On tourism, Reddy offers a global lens. Countries with far fewer resources are drawing the world’s attention to their heritage — and doing it well. She points to Barcelona as a cautionary tale, where local communities have protested being overrun by unmanaged tourism. There should actually be a balance between both. Hyderabad, she argues, must attract the right kind of visitor — those who come to engage meaningfully with its history — and must protect what those visitors come to see.

Ultimately, Anuradha Reddy’s message is simple but urgent. Built heritage, lakes, trees, parks — recognized or not — are what give Hyderabad its identity. And protecting them is not optional.
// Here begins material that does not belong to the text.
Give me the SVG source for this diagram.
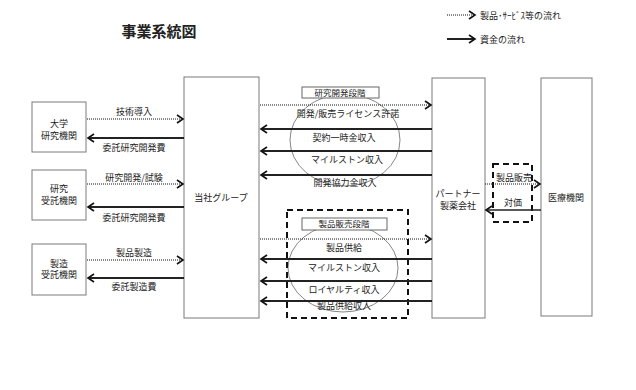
<svg xmlns="http://www.w3.org/2000/svg" width="636" height="390" viewBox="0 0 636 390">
<style>
text{font-family:"Noto Sans CJK JP","Noto Sans",sans-serif;fill:#222;font-size:9px}
.t{text-anchor:middle}
.box{fill:#fff;stroke:#7a7a7a;stroke-width:1}
.dot{fill:none;stroke:#111;stroke-width:1;stroke-dasharray:1 1;marker-end:url(#chev)}
.sol{fill:none;stroke:#222;stroke-width:2;marker-end:url(#chev)}
.ell{fill:none;stroke:#777;stroke-width:0.9}
.dash{fill:none;stroke:#111;stroke-width:2;stroke-dasharray:6 4}
.stage{fill:#fff;stroke:#666;stroke-width:1}
</style>
<defs>
<marker id="chev" markerUnits="userSpaceOnUse" markerWidth="12" markerHeight="12" refX="8" refY="6" orient="auto">
<path d="M2,2 L8,6 L2,10" fill="none" stroke="#111" stroke-width="1.6"/>
</marker>
</defs>
<rect width="636" height="390" fill="#fff"/>
<text x="159" y="37" class="t" style="font-size:15px;font-weight:bold">事業系統図</text>
<g id="legend">
<line x1="447" y1="15" x2="475" y2="15" class="dot"/>
<text x="480" y="18.5">製品･ｻｰﾋﾞｽ等の流れ</text>
<line x1="447" y1="39" x2="475" y2="39" class="sol"/>
<text x="480" y="42.5">資金の流れ</text>
</g>
<g id="stage1">
<ellipse cx="345" cy="140" rx="55" ry="46" class="ell"/>
<rect x="302" y="87" width="77" height="11" class="stage"/>
<text x="340" y="95.5" class="t" style="font-size:8.5px">研究開発段階</text>
</g>
<g id="stage2">
<ellipse cx="343" cy="268" rx="55" ry="44" class="ell"/>
<rect x="287" y="210" width="121" height="108" class="dash"/>
<rect x="302" y="218" width="85" height="12" class="stage"/>
<text x="344" y="227" class="t" style="font-size:8.5px">製品販売段階</text>
</g>
<g id="sales">
<rect x="493" y="164" width="39" height="58" class="dash"/>
</g>
<g id="univ"><rect x="32" y="102" width="54" height="50" class="box"/><text x="59" y="127" class="t">大学</text><text x="59" y="138.5" class="t">研究機関</text></g>
<g id="research"><rect x="32" y="170" width="54" height="50" class="box"/><text x="59" y="192" class="t">研究</text><text x="59" y="203.5" class="t">受託機関</text></g>
<g id="mfg"><rect x="32" y="244" width="54" height="51" class="box"/><text x="59" y="266.5" class="t">製造</text><text x="59" y="278" class="t">受託機関</text></g>
<g id="company"><rect x="184" y="77" width="75" height="241" class="box"/><text x="221" y="201" class="t">当社グループ</text></g>
<g id="partner"><rect x="432" y="78" width="53" height="240" class="box"/><text x="458" y="197" class="t">パートナー</text><text x="458" y="208.5" class="t">製薬会社</text></g>
<g id="hospital"><rect x="541" y="78" width="51" height="238" class="box"/><text x="566" y="201" class="t">医療機関</text></g>
<g id="connectors">
<line x1="87" y1="119" x2="183" y2="119" class="dot"/>
<text x="134" y="115" class="t">技術導入</text>
<line x1="184" y1="138" x2="88" y2="138" class="sol"/>
<text x="134" y="150.5" class="t">委託研究開発費</text>
<line x1="87" y1="184" x2="183" y2="184" class="dot"/>
<text x="134" y="180.5" class="t">研究開発/試験</text>
<line x1="184" y1="207" x2="88" y2="207" class="sol"/>
<text x="134" y="220.5" class="t">委託研究開発費</text>
<line x1="87" y1="260" x2="183" y2="260" class="dot"/>
<text x="134" y="255.5" class="t">製品製造</text>
<line x1="184" y1="278" x2="88" y2="278" class="sol"/>
<text x="134" y="289.5" class="t">委託製造費</text>

<line x1="260" y1="105" x2="431" y2="105" class="dot"/>
<text x="348" y="117" class="t">開発/販売ライセンス許諾</text>
<line x1="432" y1="129" x2="261" y2="129" class="sol"/>
<text x="344" y="140.5" class="t">契約一時金収入</text>
<line x1="432" y1="151" x2="261" y2="151" class="sol"/>
<text x="347" y="163" class="t">マイルストン収入</text>
<line x1="432" y1="175" x2="261" y2="175" class="sol"/>
<text x="345" y="185.5" class="t">開発協力金収入</text>

<line x1="260" y1="239" x2="431" y2="239" class="dot"/>
<text x="344" y="250.5" class="t">製品供給</text>
<line x1="432" y1="259" x2="261" y2="259" class="sol"/>
<text x="344" y="270.5" class="t">マイルストン収入</text>
<line x1="432" y1="281" x2="261" y2="281" class="sol"/>
<text x="344" y="292.5" class="t">ロイヤルティ収入</text>
<line x1="432" y1="301" x2="261" y2="301" class="sol"/>
<text x="344" y="309" class="t">製品供給収入</text>

<line x1="485" y1="184" x2="540" y2="184" class="dot"/>
<text x="514" y="180.5" class="t">製品販売</text>
<text x="513" y="205.5" class="t">対価</text>
<line x1="541" y1="210" x2="486" y2="210" class="sol" style="stroke-width:1.5"/>
</g>
</svg>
“At least what we have left — of our lakes, of our trees, of our parks, and our built heritage — whether it is recognized by any governmental organization or not — we must protect and preserve. Because that is what gives the identity to our city.”

Heritage and people can co-exist in mutual harmony – our modern present and our history not in conflict, but amalgamated with each other. That, at its core, is what Anuradha Reddy is fighting for.